### Source excerpt

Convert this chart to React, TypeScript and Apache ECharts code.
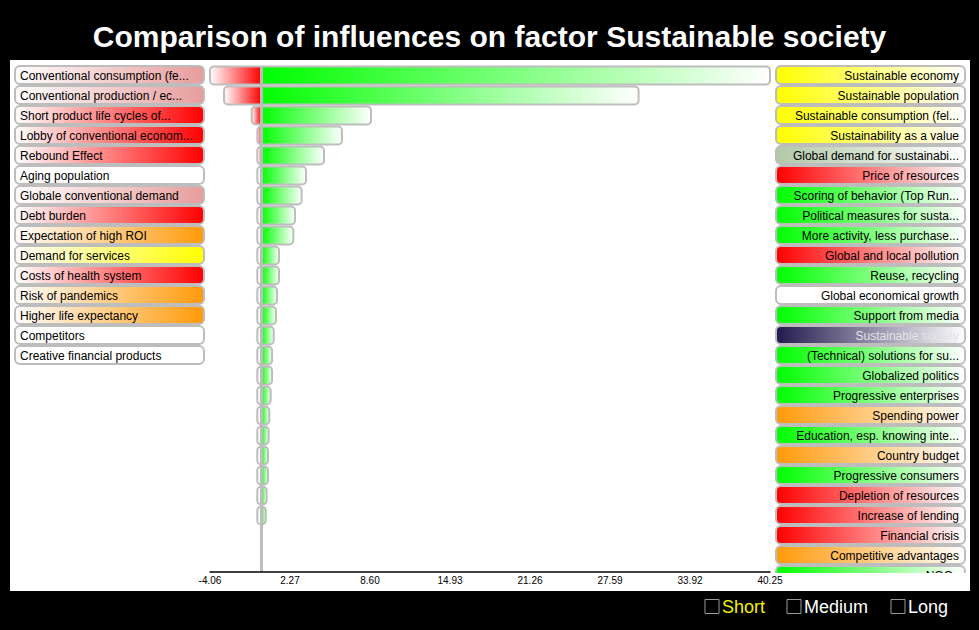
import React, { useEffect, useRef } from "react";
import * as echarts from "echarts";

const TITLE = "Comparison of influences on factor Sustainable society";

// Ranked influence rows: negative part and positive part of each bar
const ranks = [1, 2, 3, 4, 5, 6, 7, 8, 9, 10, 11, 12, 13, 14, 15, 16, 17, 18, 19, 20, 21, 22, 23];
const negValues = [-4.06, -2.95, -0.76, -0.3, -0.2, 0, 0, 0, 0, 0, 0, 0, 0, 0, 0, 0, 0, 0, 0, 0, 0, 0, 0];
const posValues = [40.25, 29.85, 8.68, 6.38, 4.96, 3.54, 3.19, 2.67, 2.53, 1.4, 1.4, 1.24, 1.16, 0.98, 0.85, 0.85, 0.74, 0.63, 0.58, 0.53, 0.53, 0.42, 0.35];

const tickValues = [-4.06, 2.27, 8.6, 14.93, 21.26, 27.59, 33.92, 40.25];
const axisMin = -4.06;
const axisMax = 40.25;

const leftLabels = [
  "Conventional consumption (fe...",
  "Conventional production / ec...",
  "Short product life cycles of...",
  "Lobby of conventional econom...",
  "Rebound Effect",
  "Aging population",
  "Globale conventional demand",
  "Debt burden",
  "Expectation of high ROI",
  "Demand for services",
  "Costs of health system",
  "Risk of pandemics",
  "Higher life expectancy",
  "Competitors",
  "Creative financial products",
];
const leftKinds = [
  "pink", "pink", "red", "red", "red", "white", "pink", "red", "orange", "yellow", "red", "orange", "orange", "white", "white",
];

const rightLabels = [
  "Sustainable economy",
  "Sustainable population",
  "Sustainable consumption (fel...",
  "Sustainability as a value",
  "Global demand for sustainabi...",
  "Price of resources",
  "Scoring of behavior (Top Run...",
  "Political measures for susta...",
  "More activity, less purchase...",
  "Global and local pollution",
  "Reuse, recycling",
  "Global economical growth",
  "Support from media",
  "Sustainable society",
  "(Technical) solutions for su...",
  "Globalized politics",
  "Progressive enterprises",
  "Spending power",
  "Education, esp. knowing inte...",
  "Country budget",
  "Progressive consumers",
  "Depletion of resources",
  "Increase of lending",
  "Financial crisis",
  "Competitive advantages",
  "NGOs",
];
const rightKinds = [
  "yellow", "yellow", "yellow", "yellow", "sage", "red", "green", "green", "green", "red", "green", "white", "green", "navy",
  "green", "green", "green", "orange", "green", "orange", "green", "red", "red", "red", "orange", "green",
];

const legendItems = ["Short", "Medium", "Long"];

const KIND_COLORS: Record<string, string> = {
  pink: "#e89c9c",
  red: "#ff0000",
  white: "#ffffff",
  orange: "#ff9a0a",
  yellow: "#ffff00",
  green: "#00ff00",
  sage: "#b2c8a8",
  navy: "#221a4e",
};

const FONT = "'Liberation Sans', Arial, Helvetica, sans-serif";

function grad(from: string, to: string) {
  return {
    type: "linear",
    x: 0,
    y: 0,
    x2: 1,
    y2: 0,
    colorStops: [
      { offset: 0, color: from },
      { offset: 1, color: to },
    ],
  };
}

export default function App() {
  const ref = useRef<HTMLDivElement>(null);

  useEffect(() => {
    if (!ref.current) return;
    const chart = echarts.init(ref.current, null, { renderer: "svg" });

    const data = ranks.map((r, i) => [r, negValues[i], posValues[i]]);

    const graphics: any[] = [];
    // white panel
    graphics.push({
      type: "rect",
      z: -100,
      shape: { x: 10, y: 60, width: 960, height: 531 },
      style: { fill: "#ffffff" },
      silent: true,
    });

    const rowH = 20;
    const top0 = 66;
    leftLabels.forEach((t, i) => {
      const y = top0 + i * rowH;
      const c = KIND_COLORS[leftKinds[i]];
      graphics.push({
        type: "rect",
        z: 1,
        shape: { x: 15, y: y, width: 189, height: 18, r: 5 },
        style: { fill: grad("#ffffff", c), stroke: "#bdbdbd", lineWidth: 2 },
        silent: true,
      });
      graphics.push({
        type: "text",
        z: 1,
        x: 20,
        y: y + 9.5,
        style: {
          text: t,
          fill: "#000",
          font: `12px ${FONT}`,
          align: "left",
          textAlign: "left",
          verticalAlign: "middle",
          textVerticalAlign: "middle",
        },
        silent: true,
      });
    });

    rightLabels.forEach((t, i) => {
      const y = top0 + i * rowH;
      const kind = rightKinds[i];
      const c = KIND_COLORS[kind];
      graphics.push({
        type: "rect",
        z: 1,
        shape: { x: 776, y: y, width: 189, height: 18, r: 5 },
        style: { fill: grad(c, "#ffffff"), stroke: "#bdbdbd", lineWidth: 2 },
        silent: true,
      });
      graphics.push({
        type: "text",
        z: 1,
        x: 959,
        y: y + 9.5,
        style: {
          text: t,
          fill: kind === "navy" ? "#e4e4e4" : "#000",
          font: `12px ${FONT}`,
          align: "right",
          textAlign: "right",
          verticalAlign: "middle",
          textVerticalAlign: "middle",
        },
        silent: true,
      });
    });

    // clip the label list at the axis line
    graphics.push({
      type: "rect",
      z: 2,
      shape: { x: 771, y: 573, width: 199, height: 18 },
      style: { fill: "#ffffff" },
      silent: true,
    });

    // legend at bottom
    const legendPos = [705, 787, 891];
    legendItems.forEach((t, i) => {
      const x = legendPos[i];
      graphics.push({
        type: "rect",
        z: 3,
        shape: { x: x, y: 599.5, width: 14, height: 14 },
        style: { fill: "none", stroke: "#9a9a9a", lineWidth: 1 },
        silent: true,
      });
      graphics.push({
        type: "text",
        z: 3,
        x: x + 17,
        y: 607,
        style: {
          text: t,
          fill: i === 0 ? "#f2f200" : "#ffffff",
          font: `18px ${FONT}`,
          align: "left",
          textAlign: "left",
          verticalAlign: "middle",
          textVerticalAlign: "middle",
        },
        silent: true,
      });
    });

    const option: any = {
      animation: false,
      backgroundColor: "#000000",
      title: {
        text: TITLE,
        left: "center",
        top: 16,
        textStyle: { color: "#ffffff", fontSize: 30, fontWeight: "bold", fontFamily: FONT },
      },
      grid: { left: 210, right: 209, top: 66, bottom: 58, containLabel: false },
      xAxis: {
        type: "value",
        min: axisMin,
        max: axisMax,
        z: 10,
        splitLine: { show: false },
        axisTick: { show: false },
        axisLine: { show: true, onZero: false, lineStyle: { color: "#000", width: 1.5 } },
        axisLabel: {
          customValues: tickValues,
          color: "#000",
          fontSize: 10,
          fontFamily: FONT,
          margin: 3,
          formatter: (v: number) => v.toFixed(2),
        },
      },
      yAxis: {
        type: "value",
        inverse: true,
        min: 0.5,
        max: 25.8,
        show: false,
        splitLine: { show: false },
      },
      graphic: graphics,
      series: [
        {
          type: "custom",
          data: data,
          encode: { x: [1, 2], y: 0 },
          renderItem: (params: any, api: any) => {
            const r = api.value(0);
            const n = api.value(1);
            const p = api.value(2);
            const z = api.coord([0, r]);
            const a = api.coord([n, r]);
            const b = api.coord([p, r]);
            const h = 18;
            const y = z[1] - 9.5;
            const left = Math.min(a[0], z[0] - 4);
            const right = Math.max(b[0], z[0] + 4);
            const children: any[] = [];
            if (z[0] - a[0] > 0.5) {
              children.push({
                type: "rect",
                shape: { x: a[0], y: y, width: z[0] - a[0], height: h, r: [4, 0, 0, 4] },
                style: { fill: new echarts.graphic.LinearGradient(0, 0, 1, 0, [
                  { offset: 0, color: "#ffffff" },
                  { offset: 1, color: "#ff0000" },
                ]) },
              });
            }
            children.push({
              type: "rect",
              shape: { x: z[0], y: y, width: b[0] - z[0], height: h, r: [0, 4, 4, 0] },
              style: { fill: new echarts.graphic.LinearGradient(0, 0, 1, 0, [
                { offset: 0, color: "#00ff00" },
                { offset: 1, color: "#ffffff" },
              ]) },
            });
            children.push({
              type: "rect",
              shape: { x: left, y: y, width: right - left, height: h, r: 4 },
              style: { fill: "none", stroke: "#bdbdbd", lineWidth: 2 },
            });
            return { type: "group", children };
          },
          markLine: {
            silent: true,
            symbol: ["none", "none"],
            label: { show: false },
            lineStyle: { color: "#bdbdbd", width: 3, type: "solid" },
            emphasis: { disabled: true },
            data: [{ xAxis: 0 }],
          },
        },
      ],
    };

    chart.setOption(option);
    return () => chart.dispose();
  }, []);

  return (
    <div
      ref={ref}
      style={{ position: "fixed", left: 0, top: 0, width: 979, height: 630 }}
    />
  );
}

### Set task
Leave the pictures out and please restate exactly the lines running from the start of the material through the one with "of influences on".

### Output of the exercise
Convert this chart to React, TypeScript and Apache ECharts code.
import React, { useEffect, useRef } from "react";
import * as echarts from "echarts";

const TITLE = "Comparison of influences on factor Sustainable society";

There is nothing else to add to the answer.